— Start of GIVEN INFORMATION —

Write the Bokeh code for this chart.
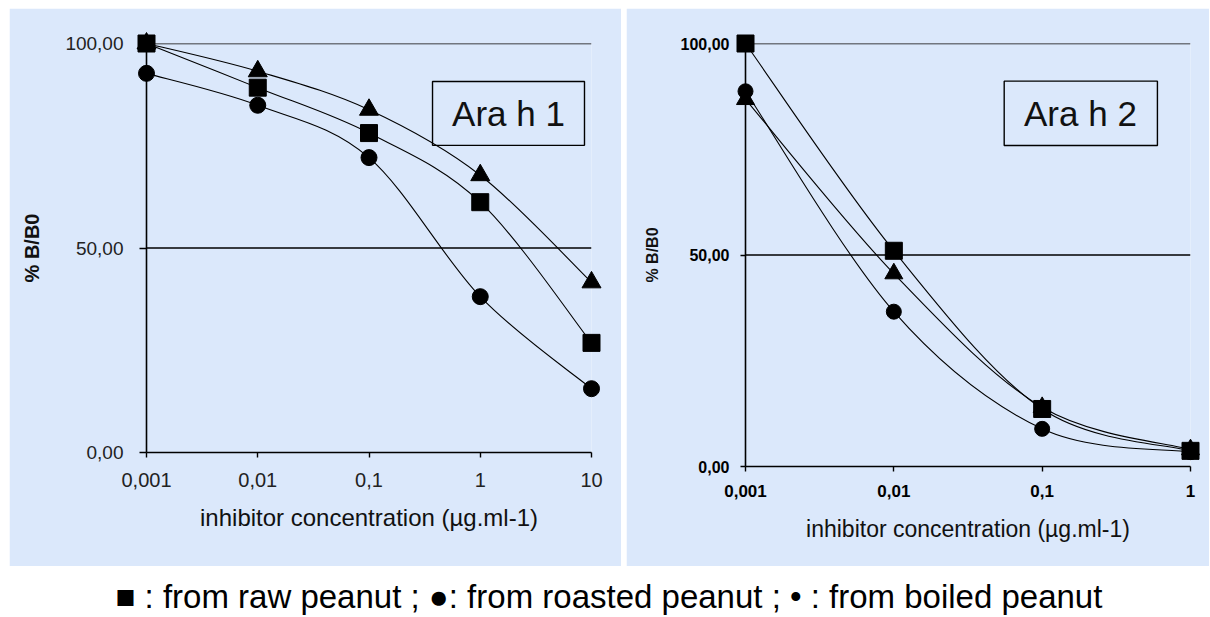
import numpy as np
from bokeh.plotting import figure
from bokeh.layouts import column, row, Spacer
from bokeh.models import FixedTicker, BoxAnnotation, Label, Range1d, ColumnDataSource, Span
from bokeh.embed import file_html
from bokeh.resources import INLINE

# ---------------- data ----------------
# Ara h 1 (inhibitor concentration in µg/ml, % B/B0)
conc1 = [0.001, 0.01, 0.1, 1, 10]
raw1 = [100.0, 89.2, 78.1, 61.2, 26.8]
roasted1 = [92.7, 84.9, 72.1, 38.1, 15.6]
boiled1 = [100.0, 93.2, 83.8, 67.8, 41.6]

# Ara h 2
conc2 = [0.001, 0.01, 0.1, 1]
raw2 = [100.0, 51.0, 13.6, 3.7]
roasted2 = [88.7, 36.6, 8.9, 3.4]
boiled2 = [86.8, 45.6, 14.0, 4.0]

y_ticks = [0, 50, 100]
y_tick_labels = ["0,00", "50,00", "100,00"]
x_tick_labels1 = ["0,001", "0,01", "0,1", "1", "10"]
x_tick_labels2 = ["0,001", "0,01", "0,1", "1"]

x_title = "inhibitor concentration (µg.ml-1)"
y_title = "% B/B0"
legend_text = "\u25a0 : from raw peanut ; \u25cf: from roasted peanut ; \u2022 :  from boiled peanut"

BG = "#dbe8fb"
FONT = "Liberation Sans"


def smooth(xs, ys):
    """Bezier control points (Excel-like smoothed line) computed from the data."""
    lx = np.log10(np.asarray(xs, dtype=float))
    y = np.asarray(ys, dtype=float)
    P = np.column_stack([lx, y])
    n = len(P)
    d = {k: [] for k in ["x0", "y0", "x1", "y1", "cx0", "cy0", "cx1", "cy1"]}
    for i in range(n - 1):
        p0 = P[max(i - 1, 0)]
        p1 = P[i]
        p2 = P[i + 1]
        p3 = P[min(i + 2, n - 1)]
        c1 = p1 + (p2 - p0) / 6.0
        c2 = p2 - (p3 - p1) / 6.0
        d["x0"].append(p1[0]); d["y0"].append(p1[1])
        d["x1"].append(p2[0]); d["y1"].append(p2[1])
        d["cx0"].append(c1[0]); d["cy0"].append(c1[1])
        d["cx1"].append(c2[0]); d["cy1"].append(c2[1])
    return ColumnDataSource(d)


def make_panel(conc, raw, roasted, boiled, xlabels, width, borders, bold, fs):
    lx = list(np.log10(conc))
    p = figure(width=width, height=558, x_range=Range1d(lx[0], lx[-1]), y_range=Range1d(0, 100),
               output_backend="svg", toolbar_location=None,
               min_border_left=borders[0], min_border_right=borders[1],
               min_border_top=borders[2], min_border_bottom=borders[3],
               background_fill_color=BG, border_fill_color=BG, outline_line_color=None)
    p.grid.visible = False
    for loc in [50, 100]:
        p.add_layout(Span(location=loc, dimension="width", line_color="black", line_width=1.4))

    for series in [boiled, roasted, raw]:
        r = p.bezier(x0="x0", y0="y0", x1="x1", y1="y1", cx0="cx0", cy0="cy0", cx1="cx1", cy1="cy1",
                     source=smooth(conc, series), line_color="black", line_width=1.1)
        r.level = "overlay"
    r = p.scatter(lx, boiled, marker="triangle", size=fs["tri"], color="black")
    r.level = "overlay"
    r = p.scatter(lx, roasted, marker="circle", size=fs["circ"], color="black")
    r.level = "overlay"
    r = p.scatter(lx, raw, marker="square", size=fs["sq"], color="black")
    r.level = "overlay"

    weight = "bold" if bold else "normal"
    tcol = "black" if bold else "#222222"
    p.xaxis.ticker = FixedTicker(ticks=[int(round(v)) for v in lx])
    p.xaxis.major_label_overrides = {int(round(v)): s for v, s in zip(lx, xlabels)}
    p.yaxis.ticker = FixedTicker(ticks=y_ticks)
    p.yaxis.major_label_overrides = {t: s for t, s in zip(y_ticks, y_tick_labels)}
    for ax in [p.xaxis[0], p.yaxis[0]]:
        ax.axis_line_color = "black"
        ax.axis_line_width = 1.6
        ax.major_tick_line_color = "black"
        ax.major_tick_line_width = 1.4
        ax.major_tick_in = 0
        ax.minor_tick_line_color = None
        ax.major_label_text_font = FONT
        ax.major_label_text_font_style = weight
        ax.major_label_text_color = tcol
        ax.axis_label_text_font = FONT
        ax.axis_label_text_color = "#111111"
    p.xaxis.axis_label = x_title
    p.xaxis.axis_label_text_font_style = "normal"
    p.yaxis.axis_label = y_title
    p.yaxis.axis_label_text_font_style = "bold"
    return p


p1 = make_panel(conc1, raw1, roasted1, boiled1, x_tick_labels1, 612, (137, 30, 35, 114), False,
                {"tri": 19, "circ": 16, "sq": 17})
p1.xaxis.major_label_text_font_size = "20px"
p1.yaxis.major_label_text_font_size = "19px"
p1.xaxis.major_tick_out = 5
p1.yaxis.major_tick_out = 7
p1.xaxis.major_label_standoff = 15
p1.yaxis.major_label_standoff = 16
p1.xaxis.axis_label_text_font_size = "24px"
p1.xaxis.axis_label_standoff = 14
p1.yaxis.axis_label_text_font_size = "20px"
p1.yaxis.axis_label_standoff = 19
p1.add_layout(BoxAnnotation(left=-0.429, right=0.937, top=90.7, bottom=75.1,
                            fill_alpha=0, line_color="black", line_alpha=1.0, line_width=1.4))
p1.add_layout(Label(x=0.254, y=82.9, text="Ara h 1", text_font=FONT, text_font_size="35px",
                    text_align="center", text_baseline="middle", text_color="#111111"))

p2 = make_panel(conc2, raw2, roasted2, boiled2, x_tick_labels2, 583, (119, 19, 35, 100), True,
                {"tri": 18, "circ": 15, "sq": 17})
p2.xaxis.major_label_text_font_size = "17px"
p2.yaxis.major_label_text_font_size = "16px"
p2.xaxis.major_tick_out = 5
p2.yaxis.major_tick_out = 5
p2.xaxis.major_label_standoff = 13
p2.yaxis.major_label_standoff = 11
p2.xaxis.axis_label_text_font_size = "23px"
p2.xaxis.axis_label_standoff = 16
p2.yaxis.axis_label_text_font_size = "16px"
p2.yaxis.axis_label_standoff = 17
p2.add_layout(BoxAnnotation(left=-1.256, right=-0.223, top=91.1, bottom=75.9,
                            fill_alpha=0, line_color="black", line_alpha=1.0, line_width=1.4))
p2.add_layout(Label(x=-0.742, y=83.5, text="Ara h 2", text_font=FONT, text_font_size="35px",
                    text_align="center", text_baseline="middle", text_color="#111111"))

p3 = figure(width=1209, height=51, x_range=Range1d(0, 1209), y_range=Range1d(0, 51),
            output_backend="svg", toolbar_location=None, min_border=0,
            outline_line_color=None, background_fill_color="white", border_fill_color="white")
p3.axis.visible = False
p3.grid.visible = False
p3.add_layout(Label(x=613, y=21, text=legend_text, text_font=FONT, text_font_size="33px",
                    text_align="center", text_baseline="middle", text_color="black"))

layout = column(Spacer(height=8),
                row(Spacer(width=9), column(p1), Spacer(width=5), column(p2), spacing=0),
                p3, spacing=0)
open("out.html", "w").write(file_html(layout, INLINE))
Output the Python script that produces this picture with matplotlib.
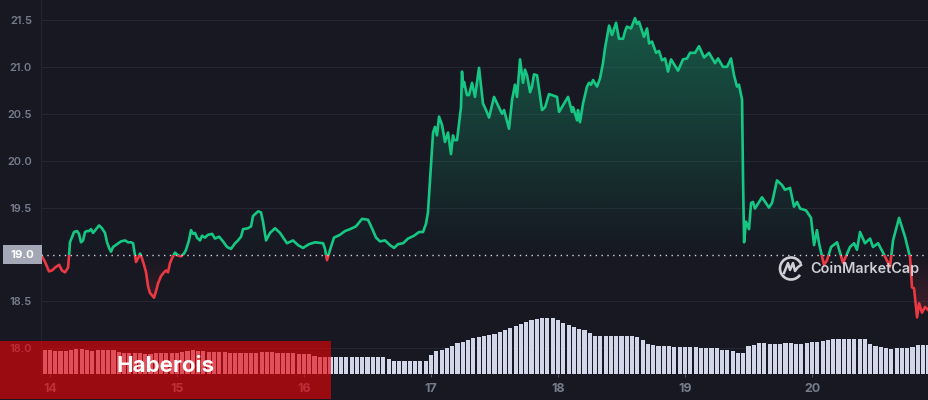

— End of GIVEN INFORMATION —

▶ WRITTEN EXERCISE: Write out nothing but the lines from the start of the data through the line with "boiled1 = [100.0, 93.2, 83.8, 67.8, 41.6]". Leave out the pictures.

▶ OUTPUT:
Write the Bokeh code for this chart.
import numpy as np
from bokeh.plotting import figure
from bokeh.layouts import column, row, Spacer
from bokeh.models import FixedTicker, BoxAnnotation, Label, Range1d, ColumnDataSource, Span
from bokeh.embed import file_html
from bokeh.resources import INLINE

# ---------------- data ----------------
# Ara h 1 (inhibitor concentration in µg/ml, % B/B0)
conc1 = [0.001, 0.01, 0.1, 1, 10]
raw1 = [100.0, 89.2, 78.1, 61.2, 26.8]
roasted1 = [92.7, 84.9, 72.1, 38.1, 15.6]
boiled1 = [100.0, 93.2, 83.8, 67.8, 41.6]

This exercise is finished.